Understanding GRCh37

The human reference genome sequence is maintained by the Genome Reference Consortium (GRC). As of now, the latest major release is GRCh37. We may also frequently talk about hg19, but it is derived from GRCh37, not the official release.

The following nested list gives the composition of GRCh37. I am explaining in a simple but imprecise manner. Please refer to the GRC assembly termonology page for precise definitions. Below, quoted sentences are from that web page.

It is worth noting that both alternate loci and patches contain long flanking sequences nearly identical to the primary assembly. They are not non-redundant with respect to the primary assembly.

Constructing the reference genome for read mapping

For screening human contaminations, for example for a metagenomics project, using the entire GRCh37, including the primary assembly, alternate loci and patches, is preferred.

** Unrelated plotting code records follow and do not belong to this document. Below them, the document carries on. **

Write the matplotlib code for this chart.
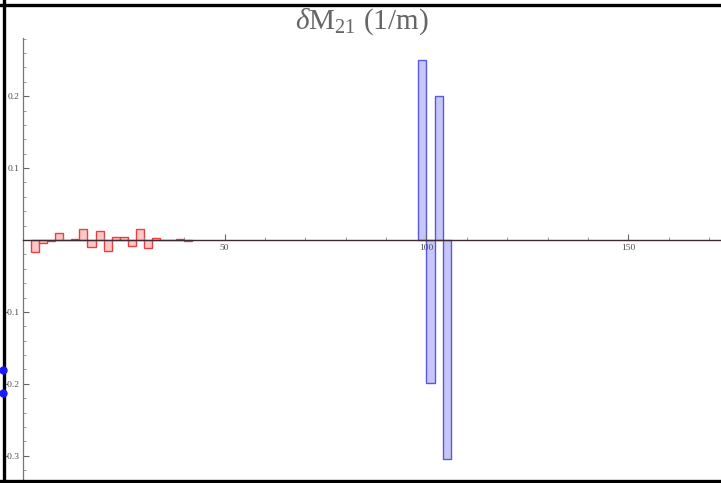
import matplotlib
matplotlib.use("Agg")
import matplotlib.pyplot as plt
from matplotlib.lines import Line2D
from matplotlib.ticker import FixedLocator, FuncFormatter

# ---- data ----
red_left_edges = [2, 4, 6, 8, 10, 12, 14, 16, 18, 20, 22, 24, 26, 28, 30, 32, 34, 36, 38, 40]
red_values = [-0.0162, -0.0046, -0.0009, 0.0093, 0.0003, 0.0014, 0.0153, -0.0097, 0.0130, -0.0153,
              0.0037, 0.0042, -0.0079, 0.0153, -0.0116, 0.0032, 0.0003, 0.0, 0.0014, -0.0009]
blue_left_edges = [98, 100, 102, 104]
blue_values = [0.250, -0.199, 0.200, -0.304]
bin_width = 2
x_major = [50, 100, 150]
y_major = [-0.3, -0.2, -0.1, 0.1, 0.2]
title_text = r"$\delta\mathrm{M}_{21}$ (1/m)"

W, H = 721, 483
plt.rcParams['mathtext.fontset'] = 'custom'
plt.rcParams['mathtext.rm'] = 'Liberation Serif'
plt.rcParams['mathtext.it'] = 'Liberation Serif:italic'
plt.rcParams['font.family'] = ['Liberation Serif', 'DejaVu Serif']
plt.rcParams['axes.unicode_minus'] = False

fig = plt.figure(figsize=(W / 100, H / 100), dpi=100)
fig.patch.set_facecolor('white')

x0px, x1px = 22.9, 721.0
ytop_px, ybot_px = 38.0, 480.0
ax = fig.add_axes([x0px / W, (H - ybot_px) / H, (x1px - x0px) / W, (ybot_px - ytop_px) / H])
ax.set_facecolor('none')

ax.bar(red_left_edges, red_values, width=bin_width, align='edge',
       facecolor=(1.0, 0.78, 0.78), edgecolor=(0.9, 0.25, 0.25), linewidth=1.0, zorder=2)
ax.bar(blue_left_edges, blue_values, width=bin_width, align='edge',
       facecolor=(0.78, 0.78, 0.97), edgecolor=(0.35, 0.35, 0.88), linewidth=1.0, zorder=2)
ax.set_axisbelow(False)

ax.set_xlim(0, (x1px - x0px) / 4.036)
ax.set_ylim(-(ybot_px - 240.0) / 719.4, (240.0 - ytop_px) / 719.4)

for s in ['top', 'right']:
    ax.spines[s].set_visible(False)
ax.spines['left'].set_position(('data', 0))
ax.spines['bottom'].set_position(('data', 0))
ax.spines['left'].set_color('#777777')
ax.spines['left'].set_linewidth(0.9)
ax.spines['bottom'].set_color('#3d2a33')
ax.spines['bottom'].set_linewidth(1.0)
for s in ax.spines.values():
    s.set_zorder(5)

ax.xaxis.set_major_locator(FixedLocator(x_major))
ax.xaxis.set_minor_locator(FixedLocator([v for v in range(10, 180, 10) if v not in x_major]))
ax.yaxis.set_major_locator(FixedLocator(y_major))
ax.yaxis.set_minor_locator(FixedLocator([round(-0.32 + 0.02 * i, 2) for i in range(31)
                                         if round(-0.32 + 0.02 * i, 2) not in y_major + [0.0]]))

ax.xaxis.set_major_formatter(FuncFormatter(lambda v, p: f"{int(v)}"))
ax.yaxis.set_major_formatter(FuncFormatter(lambda v, p: f"{v:.1f}"))

ax.tick_params(axis='both', which='major', direction='in', length=4, width=0.8,
               color='#666666', labelsize=6.8, labelcolor='#4d4d4d')
ax.tick_params(axis='both', which='minor', direction='in', length=2.2, width=0.6,
               color='#888888')
ax.tick_params(axis='x', which='major', pad=3)
ax.tick_params(axis='y', which='major', pad=2.5)

fig.text(362 / W, 1 - 22 / H, title_text, ha='center', va='center',
         fontsize=21, color='#666666')

# image frame (left, top, bottom) and blue handles
lw = 2.4
fig.add_artist(Line2D([4.0 / W, 4.0 / W], [0, 1], color='black', lw=lw))
fig.add_artist(Line2D([0, 1], [1 - 4.5 / H, 1 - 4.5 / H], color='black', lw=lw))
fig.add_artist(Line2D([0, 1], [1 - 481 / H, 1 - 481 / H], color='black', lw=lw))
for ypx in [370, 393]:
    fig.add_artist(Line2D([3.5 / W], [1 - ypx / H], marker='o', markersize=5,
                          color='#1a1aff', linestyle='none'))

fig.savefig('out.png', dpi=100)
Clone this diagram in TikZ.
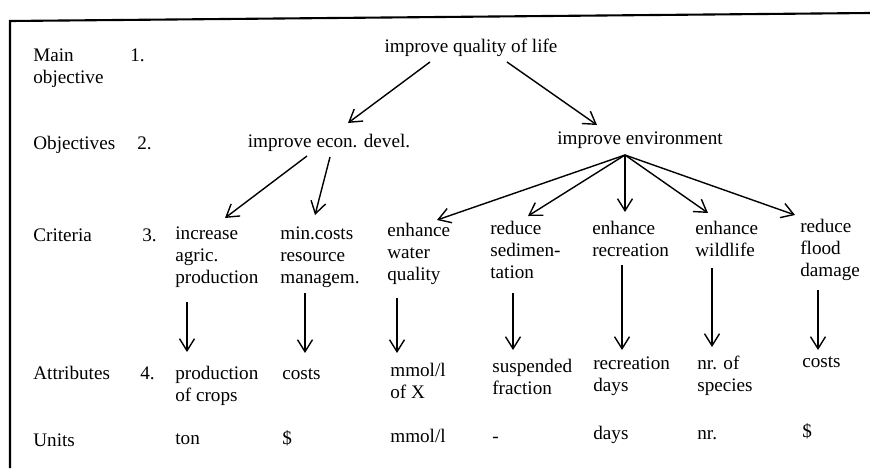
\documentclass[tikz,border=0pt]{standalone}
\usepackage{fontspec}
\setmainfont{Liberation Serif}
\usepackage{tikz}
\usetikzlibrary{arrows.meta,positioning,calc}

\begin{document}
\begin{tikzpicture}[
  x=0.2mm, y=-0.2mm,
  txt/.style={anchor=base west, align=left, inner sep=0pt, font=\fontsize{10.9}{12.5}\selectfont},
  mid/.style={anchor=base, inner sep=0pt, font=\fontsize{10.9}{12.5}\selectfont},
  arr/.style={-{Straight Barb[length=2.4mm,width=3mm]}, line width=0.8pt},
  frame/.style={line width=1.2pt}
]
  \useasboundingbox (0,0) rectangle (870,468);
  \draw[frame] (10,468) -- (10,21) -- (870,13);

  % levels (multi-line nodes sit on their last line)
  \node[txt] (main) at (33,83) {Main\\objective};
  \node[txt] (objs) at (33,149) {Objectives};
  \node[txt] (crit) at (33,241) {Criteria};
  \node[txt] (attr) at (33,379) {Attributes};
  \node[txt] (unit) at (33,446) {Units};
  \node[txt] (n1) at (130,61) {1.};
  \node[txt] (n2) at (137,149) {2.};
  \node[txt] (n3) at (142,241) {3.};
  \node[txt] (n4) at (140,379) {4.};

  % objectives
  \node[mid] (qol) at (471,52) {improve quality of life};
  \node[mid] (econ) at (329,147) {improve econ. devel.};
  \node[mid] (env) at (640,144) {improve environment};

  % criteria
  \node[txt] (c1) at (175,283) {increase\\agric.\\production};
  \node[txt] (c2) at (280,283) {min.costs\\resource\\managem.};
  \node[txt] (c3) at (387,280) {enhance\\water\\quality};
  \node[txt] (c4) at (490,278) {reduce\\sedimen-\\tation};
  \node[txt] (c5) at (592,256) {enhance\\recreation};
  \node[txt] (c6) at (695,256) {enhance\\wildlife};
  \node[txt] (c7) at (800,276) {reduce\\flood\\damage};

  % attributes
  \node[txt] (a1) at (175,401) {production\\of crops};
  \node[txt] (a2) at (282,379) {costs};
  \node[txt] (a3) at (390,398) {mmol/l\\of X};
  \node[txt] (a4) at (492,394) {suspended\\fraction};
  \node[txt] (a5) at (593,391) {recreation\\days};
  \node[txt] (a6) at (697,391) {nr. of\\species};
  \node[txt] (a7) at (802,367) {costs};

  % units
  \node[txt] (u1) at (175,444) {ton};
  \node[txt] (u2) at (282,444) {\$};
  \node[txt] (u3) at (390,442) {mmol/l};
  \node[txt] (u4) at (492,442) {-};
  \node[txt] (u5) at (593,439) {days};
  \node[txt] (u6) at (697,439) {nr.};
  \node[txt] (u7) at (802,437) {\$};

  \draw[arr] ($(qol.base)+(-41,10)$) -- ($(econ.base)+(19,-24)$);
  \draw[arr] ($(qol.base)+(36,10)$) -- ($(env.base)+(-43,-19)$);
  \draw[arr] ($(econ.base)+(-22,9)$) -- ($(c1.base west)+(50,-65)$);
  \draw[arr] ($(econ.base)+(1,10)$) -- ($(c2.base west)+(35,-68)$);

  \coordinate (envo) at ($(env.base)+(-15,11)$);
  \draw[arr] (envo) -- ($(c3.base west)+(50,-60)$);
  \draw[arr] (envo) -- ($(c4.base west)+(38,-62)$);
  \draw[arr] (envo) -- ($(c5.base west)+(33,-44)$);
  \draw[arr] (envo) -- ($(c6.base west)+(13,-43)$);
  \draw[arr] (envo) -- ($(c7.base west)+(-5,-61)$);

  \draw[arr] ($(c1.base west)+(12,19)$) -- ($(a1.base west)+(12,-49)$);
  \draw[arr] ($(c2.base west)+(25,10)$) -- ($(a2.base west)+(23,-26)$);
  \draw[arr] ($(c3.base west)+(10,18)$) -- ($(a3.base west)+(7,-45)$);
  \draw[arr] ($(c4.base west)+(23,15)$) -- ($(a4.base west)+(21,-44)$);
  \draw[arr] ($(c5.base west)+(30,9)$) -- ($(a5.base west)+(29,-41)$);
  \draw[arr] ($(c6.base west)+(17,12)$) -- ($(a6.base west)+(15,-44)$);
  \draw[arr] ($(c7.base west)+(18,14)$) -- ($(a7.base west)+(16,-17)$);
\end{tikzpicture}
\end{document}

For variant discovery, RNA-seq and ChIP-seq, it is recommended to use the entire primary assembly, including assembled chromosomes AND unlocalized/unplaced contigs, for the purpose of read mapping. Not including unlocalized and unplaced contigs potentially leads to more mapping errors. To avoid naming and chromosome ordering issues, I HIGHLY recommend to use the version of the reference sequence used by the 1000 Genomes Project (here is the README). This version replace the mitochondrial sequence with the revised Cambridge Reference Sequences (rCRS; AC:NC_012920), the mostly widely used version among mitochondria specialists.